The zone.max-processes resource control enhances resource isolation by preventing a zone from using too many process table slots and thus affecting other zones. The allocation of the process table slots resource across projects within the zone can be set by using the project.max-processes resource control described in Available Resource Controls. The global property name for this control is max-processes. The zone.max-processes resource control can also encompass the zone.max-lwps resource control. If zone.max-processes is set and zone.max-lwps is not set, then zone.max-lwps is implicitly set to 10 times the zone.max-processes value when the zone is booted. Note that because both normal processes and zombie processes take up process table slots, the max-processes control thus protects against zombies exhausting the process table. Because zombie processes do not have any LWPs by definition, the max-lwps cannot protect against this possibility.
The zone.max-msg-ids, zone.max-sem-ids, zone.max-shm-ids, and zone.max-shm-memory resource controls are used to limit System V resources used by all processes within a zone. The allocation of System V resources across projects within the zone can be controlled by using the project versions of these resource controls. The global property names for these controls are max-msg-ids, max-sem-ids, max-shm-ids, and max-shm-memory.
The zone.max-swap resource control limits swap consumed by user process address space mappings and tmpfs mounts within a zone. The output of prstat -Z displays a SWAP column. The swap reported is the total swap consumed by the zone's processes and tmpfs mounts. This value assists in monitoring the swap reserved by each zone, which can be used to choose an appropriate zone.max-swap setting.
Table 16-1 Zone-Wide Resource Controls
These limits can be specified for running processes by using the prctl command. An example is provided in How to Set FSS Shares in the Global Zone Using the prctl Command. Limits specified through the prctl command are not persistent. The limits are only in effect until the system is rebooted.

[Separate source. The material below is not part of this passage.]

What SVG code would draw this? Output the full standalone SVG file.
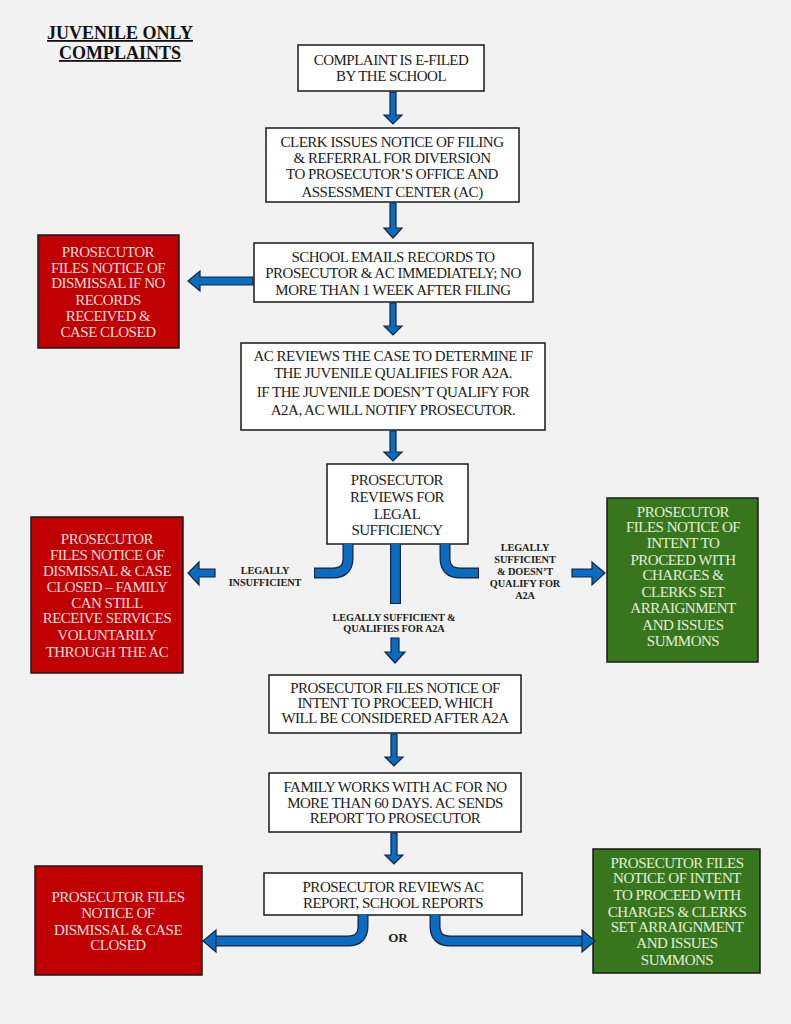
<svg xmlns="http://www.w3.org/2000/svg" width="791" height="1024" viewBox="0 0 791 1024">
<style>
.bg{fill:#f2f2f2}
.box{fill:#ffffff;stroke:#1a1a1a;stroke-width:1.5}
.red{fill:#c00000;stroke:#1a1a1a;stroke-width:1.5}
.grn{fill:#38761d;stroke:#1a1a1a;stroke-width:1.5}
.t,.tr,.tg{font-family:"Liberation Serif","Times New Roman",serif;font-size:15px;letter-spacing:-0.5px;text-anchor:middle}
.t{fill:#222}
.tr{fill:#f6dcdc}
.tg{fill:#e2efd9}
.lb{font-family:"Liberation Serif","Times New Roman",serif;font-size:10.3px;font-weight:bold;letter-spacing:-0.1px;text-anchor:middle;fill:#222}
.title{font-family:"Liberation Serif","Times New Roman",serif;font-size:18px;font-weight:bold;text-anchor:middle;fill:#111;text-decoration:underline}
.arr{fill:#0a6cc0;stroke:#15233f;stroke-width:1.2;stroke-linejoin:miter}
.co{fill:none;stroke:#15233f;stroke-width:11}
.ci{fill:none;stroke:#0a6cc0;stroke-width:8.6}
</style>
<rect class="bg" x="0" y="0" width="791" height="1024"/>
<g id="title">
<text class="title" x="120" y="39">JUVENILE ONLY</text>
<text class="title" x="120" y="59">COMPLAINTS</text>
</g>
<g id="n1">
<rect class="box" x="298" y="45" width="186" height="46"/>
<text class="t" x="391" y="65">COMPLAINT IS E-FILED</text>
<text class="t" x="391" y="81">BY THE SCHOOL</text>
</g>
<g id="n2">
<rect class="box" x="266" y="128" width="253" height="74"/>
<text class="t" x="392" y="147">CLERK ISSUES NOTICE OF FILING</text>
<text class="t" x="392" y="163">&amp; REFERRAL FOR DIVERSION</text>
<text class="t" x="392" y="179">TO PROSECUTOR’S OFFICE AND</text>
<text class="t" x="392" y="197">ASSESSMENT CENTER (AC)</text>
</g>
<g id="n3">
<rect class="box" x="254" y="243" width="279" height="59"/>
<text class="t" x="393" y="262">SCHOOL EMAILS RECORDS TO</text>
<text class="t" x="393" y="278">PROSECUTOR &amp; AC IMMEDIATELY; NO</text>
<text class="t" x="393" y="295">MORE THAN 1 WEEK AFTER FILING</text>
</g>
<g id="r1">
<rect class="red" x="38" y="235" width="141" height="113"/>
<text class="tr" x="108" y="257">PROSECUTOR</text>
<text class="tr" x="108" y="273">FILES NOTICE OF</text>
<text class="tr" x="108" y="288">DISMISSAL IF NO</text>
<text class="tr" x="108" y="305">RECORDS</text>
<text class="tr" x="108" y="321">RECEIVED &amp;</text>
<text class="tr" x="108" y="337">CASE CLOSED</text>
</g>
<g id="n4">
<rect class="box" x="241" y="343" width="304" height="87"/>
<text class="t" x="393" y="361">AC REVIEWS THE CASE TO DETERMINE IF</text>
<text class="t" x="393" y="378">THE JUVENILE QUALIFIES FOR A2A.</text>
<text class="t" x="393" y="397">IF THE JUVENILE DOESN’T QUALIFY FOR</text>
<text class="t" x="393" y="415">A2A, AC WILL NOTIFY PROSECUTOR.</text>
</g>
<g id="n5">
<rect class="box" x="327" y="464" width="141" height="80"/>
<text class="t" x="397" y="485">PROSECUTOR</text>
<text class="t" x="397" y="502">REVIEWS FOR</text>
<text class="t" x="397" y="519">LEGAL</text>
<text class="t" x="397" y="535">SUFFICIENCY</text>
</g>
<g id="r2">
<rect class="red" x="31" y="517" width="152" height="156"/>
<text class="tr" x="107" y="544">PROSECUTOR</text>
<text class="tr" x="107" y="560">FILES NOTICE OF</text>
<text class="tr" x="107" y="576">DISMISSAL &amp; CASE</text>
<text class="tr" x="107" y="592">CLOSED – FAMILY</text>
<text class="tr" x="107" y="608">CAN STILL</text>
<text class="tr" x="107" y="623">RECEIVE SERVICES</text>
<text class="tr" x="107" y="640">VOLUNTARILY</text>
<text class="tr" x="107" y="657">THROUGH THE AC</text>
</g>
<g id="g1">
<rect class="grn" x="607" y="498" width="151" height="164"/>
<text class="tg" x="683" y="517">PROSECUTOR</text>
<text class="tg" x="683" y="532">FILES NOTICE OF</text>
<text class="tg" x="683" y="548">INTENT TO</text>
<text class="tg" x="683" y="565">PROCEED WITH</text>
<text class="tg" x="683" y="580">CHARGES &amp;</text>
<text class="tg" x="683" y="597">CLERKS SET</text>
<text class="tg" x="683" y="613">ARRAIGNMENT</text>
<text class="tg" x="683" y="630">AND ISSUES</text>
<text class="tg" x="683" y="646">SUMMONS</text>
</g>
<g id="n6">
<rect class="box" x="269" y="675" width="252" height="58"/>
<text class="t" x="395" y="693">PROSECUTOR FILES NOTICE OF</text>
<text class="t" x="395" y="708">INTENT TO PROCEED, WHICH</text>
<text class="t" x="395" y="723">WILL BE CONSIDERED AFTER A2A</text>
</g>
<g id="n7">
<rect class="box" x="269" y="773" width="252" height="59"/>
<text class="t" x="395" y="792">FAMILY WORKS WITH AC FOR NO</text>
<text class="t" x="395" y="808">MORE THAN 60 DAYS. AC SENDS</text>
<text class="t" x="395" y="823">REPORT TO PROSECUTOR</text>
</g>
<g id="n8">
<rect class="box" x="264" y="873" width="258" height="42"/>
<text class="t" x="393" y="892">PROSECUTOR REVIEWS AC</text>
<text class="t" x="393" y="908">REPORT, SCHOOL REPORTS</text>
</g>
<g id="r3">
<rect class="red" x="35" y="866" width="167" height="109"/>
<text class="tr" x="118" y="902">PROSECUTOR  FILES</text>
<text class="tr" x="118" y="918">NOTICE OF</text>
<text class="tr" x="118" y="935">DISMISSAL &amp; CASE</text>
<text class="tr" x="118" y="950">CLOSED</text>
</g>
<g id="g2">
<rect class="grn" x="593" y="849" width="167" height="124"/>
<text class="tg" x="677" y="868">PROSECUTOR FILES</text>
<text class="tg" x="677" y="883">NOTICE OF INTENT</text>
<text class="tg" x="677" y="900">TO PROCEED WITH</text>
<text class="tg" x="677" y="917">CHARGES &amp; CLERKS</text>
<text class="tg" x="677" y="932">SET ARRAIGNMENT</text>
<text class="tg" x="677" y="948">AND ISSUES</text>
<text class="tg" x="677" y="965">SUMMONS</text>
</g>
<g id="connectors">
<polygon class="arr" points="390,92 396,92 396,115 402,115 393,124 384,115 390,115"/>
<polygon class="arr" points="390,203 396,203 396,228 402,228 393,238 384,228 390,228"/>
<polygon class="arr" points="390,303 396,303 396,326 402,326 393,335 384,326 390,326"/>
<polygon class="arr" points="390,431 396,431 396,452 402,452 393,461 384,452 390,452"/>
<polygon class="arr" points="253,277 200,277 200,271 188,281 200,291 200,285 253,285"/>
<path class="co" d="M348,544 V558 Q348,573 333,573 H314"/>
<path class="ci" d="M348,544 V558 Q348,573 333,573 H315"/>
<path class="co" d="M445,544 V558 Q445,573 460,573 H479"/>
<path class="ci" d="M445,544 V558 Q445,573 460,573 H478"/>
<path class="co" d="M395.5,544 V604"/>
<path class="ci" d="M395.5,544 V603"/>
<polygon class="arr" points="215,569 199,569 199,562 188,573 199,585 199,577 215,577"/>
<polygon class="arr" points="572,569 592,569 592,562 605,573 592,585 592,577 572,577"/>
<polygon class="arr" points="391,638 399,638 399,652 405,652 395,663 385,652 391,652"/>
<text class="lb" x="265" y="574">LEGALLY</text>
<text class="lb" x="265" y="586">INSUFFICIENT</text>
<text class="lb" x="525" y="551">LEGALLY</text>
<text class="lb" x="525" y="563">SUFFICIENT</text>
<text class="lb" x="525" y="575">&amp; DOESN’T</text>
<text class="lb" x="525" y="587">QUALIFY FOR</text>
<text class="lb" x="525" y="599">A2A</text>
<text class="lb" x="394" y="621">LEGALLY SUFFICIENT &amp;</text>
<text class="lb" x="394" y="632">QUALIFIES FOR A2A</text>
<polygon class="arr" points="391,734 397,734 397,757 403,757 394,766 385,757 391,757"/>
<polygon class="arr" points="391,833 397,833 397,855 403,855 394,864 385,855 391,855"/>
<path class="co" d="M363,915 V926 Q363,941 348,941 H214"/>
<path class="ci" d="M363,915 V926 Q363,941 348,941 H214"/>
<polygon class="arr" points="216,934 216,930 203,941 216,952 216,948"/>
<path class="co" d="M435,915 V926 Q435,941 450,941 H584"/>
<path class="ci" d="M435,915 V926 Q435,941 450,941 H584"/>
<polygon class="arr" points="582,934 582,930 595,941 582,952 582,948"/>
<text class="lb" x="398" y="942" style="font-size:13px">OR</text>
</g>
</svg>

When a zone is booted, a default set of safe privileges is included in the configuration. These privileges are considered safe because they prevent a privileged process in the zone from affecting processes in other non-global zones on the system or in the global zone. You can use the zonecfg command to do the following:
Add to the default set of privileges, understanding that such changes might allow processes in one zone to affect processes in other zones by being able to control a global resource.
Remove from the default set of privileges, understanding that such changes might prevent some processes from operating correctly if they require those privileges to run.
Note - There are a few privileges that cannot be removed from the zone's default privilege set, and there are also a few privileges that cannot be added to the set at this time.